New production company reinvents classic plays

Producer Jonathan Hirsh and actor-director Ryan Seeley have formed a new theatrical production company whose mandate is to reinvent classic plays with an edgy and contemporary twist.

This summer, after they raised $35,000, their production company, Remain in Light Productions, produced its first two plays, House and Waiting for Godot, at The Paper Mill Theatre in Todmorden Mills in Toronto.

The duo met eight years ago while Hirsh was a student and Seeley his drama teacher at Metropolitan Preparatory Academy, a private school in Toronto.

“We were so sick of talking about it [starting a production company], I thought we’d better do it already, so I found funding for the show within three days, got the rights and found a theatre that was available for a month,” Hirsh, 21, said. “Somehow it all magically [came together] – a star was following us so we got the show up.”

Canadian playwright Daniel MacIvor’s House is a one-man interactive play about Victor, a character who shares his tragic life story with the audience as he loses his grip on reality. Seeley, in the role of Victor, approaches his performance differently than MacIvor did.

“It’s Ryan’s personality that comes through,” Hirsh said. “The pacing is much slower than MacIvor would do it, but that helps to bring the text forward and you understand the character of Victor, since timing, design and staging of the show influence what you receive from the text.”

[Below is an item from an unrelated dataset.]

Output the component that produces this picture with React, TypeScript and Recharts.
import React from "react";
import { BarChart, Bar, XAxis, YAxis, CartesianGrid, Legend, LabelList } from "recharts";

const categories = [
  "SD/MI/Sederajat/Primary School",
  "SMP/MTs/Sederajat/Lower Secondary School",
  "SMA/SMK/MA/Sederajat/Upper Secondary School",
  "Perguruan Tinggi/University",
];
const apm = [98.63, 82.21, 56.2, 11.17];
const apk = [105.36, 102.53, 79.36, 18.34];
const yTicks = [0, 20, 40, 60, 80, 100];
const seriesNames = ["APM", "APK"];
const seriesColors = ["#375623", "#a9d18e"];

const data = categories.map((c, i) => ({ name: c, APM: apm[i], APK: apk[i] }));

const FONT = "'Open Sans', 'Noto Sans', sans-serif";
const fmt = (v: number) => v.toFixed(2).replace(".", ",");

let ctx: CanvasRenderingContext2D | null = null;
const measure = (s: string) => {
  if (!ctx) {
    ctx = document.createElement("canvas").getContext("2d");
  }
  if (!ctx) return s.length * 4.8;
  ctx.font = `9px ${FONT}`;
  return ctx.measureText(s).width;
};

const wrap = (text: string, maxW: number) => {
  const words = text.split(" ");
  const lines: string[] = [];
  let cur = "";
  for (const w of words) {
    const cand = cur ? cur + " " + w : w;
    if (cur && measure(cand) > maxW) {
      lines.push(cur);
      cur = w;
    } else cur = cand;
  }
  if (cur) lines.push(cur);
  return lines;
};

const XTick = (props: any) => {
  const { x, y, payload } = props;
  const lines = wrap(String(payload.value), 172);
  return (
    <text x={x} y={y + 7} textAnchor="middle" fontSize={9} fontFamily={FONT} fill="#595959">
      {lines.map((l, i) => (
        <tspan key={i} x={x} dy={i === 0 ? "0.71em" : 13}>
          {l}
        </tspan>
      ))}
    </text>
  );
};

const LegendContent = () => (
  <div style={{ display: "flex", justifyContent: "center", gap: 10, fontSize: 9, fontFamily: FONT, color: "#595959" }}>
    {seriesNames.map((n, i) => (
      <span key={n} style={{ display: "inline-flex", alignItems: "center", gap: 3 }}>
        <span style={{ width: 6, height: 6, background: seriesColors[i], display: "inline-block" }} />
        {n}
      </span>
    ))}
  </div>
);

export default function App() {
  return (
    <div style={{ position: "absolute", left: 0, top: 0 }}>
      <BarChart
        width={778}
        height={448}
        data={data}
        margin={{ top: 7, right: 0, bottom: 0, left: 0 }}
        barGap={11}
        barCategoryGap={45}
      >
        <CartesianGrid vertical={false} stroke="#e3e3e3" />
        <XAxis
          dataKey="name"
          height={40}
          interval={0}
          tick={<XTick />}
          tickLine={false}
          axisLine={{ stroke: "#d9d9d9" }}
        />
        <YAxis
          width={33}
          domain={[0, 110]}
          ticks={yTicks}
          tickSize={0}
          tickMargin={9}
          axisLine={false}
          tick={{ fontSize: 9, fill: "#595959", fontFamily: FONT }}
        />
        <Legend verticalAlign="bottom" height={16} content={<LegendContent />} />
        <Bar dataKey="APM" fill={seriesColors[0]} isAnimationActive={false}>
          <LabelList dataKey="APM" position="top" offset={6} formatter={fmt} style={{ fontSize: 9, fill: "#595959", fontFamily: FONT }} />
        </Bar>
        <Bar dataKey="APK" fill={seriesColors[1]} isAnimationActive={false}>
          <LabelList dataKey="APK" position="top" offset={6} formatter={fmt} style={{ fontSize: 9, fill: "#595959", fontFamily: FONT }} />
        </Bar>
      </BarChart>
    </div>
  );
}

Hirsh and Seeley set Samuel Beckett’s Waiting for Godot in Nazi Germany and changed wealthy landowner Pozzo to a Nazi soldier.

“Because Pozzo’s speech to his slave Lucky is based on harsh words – the way he speaks of humanity, we were inspired to look at his character as one of the most despicable people to land in our time,” Hirsh said.

“It seems logical to make Lucky his Jewish slave so that’s our recasting. That’s part of the reason we set it in World War II. We know people are saying, ‘Let’s not let this [the Holocaust] happen again, let’s not forget,’ but every day you turn on the news and read of genocide – all over the world, it’s happening.

“Also, we want to bring it to the consciousness of others, so our reasoning is based on the text, our research of Beckett’s lifestyle and time in history,” Hirsh says.

The entertainment business runs in Hirsh’s family. His father, Michael, co-founded and ran one of Canada’s largest animation companies, Nelvana, and his mother, writer-producer Elaine Waisglass, has been involved with CBC Radio and various television productions.

Hirsh has worked in improv productions as house manager for Bad Dog Theatre; a lighting assistant on the preschooler hit Doodlebops; and has toured with jazz musician DK Ibomeka through Canada and Europe as a lighting director. Last year, Hirsh and director Rodrigo Pizza created Ibomeka’s music video Someone to Love Me.

Hirsh heads back to the California Institute of Arts this month to complete his bachelor of fine arts in design and production, and he plans to tour House and Waiting for Godot outside of Toronto, while he and Seeley work on Remain In Light’s 2009 season.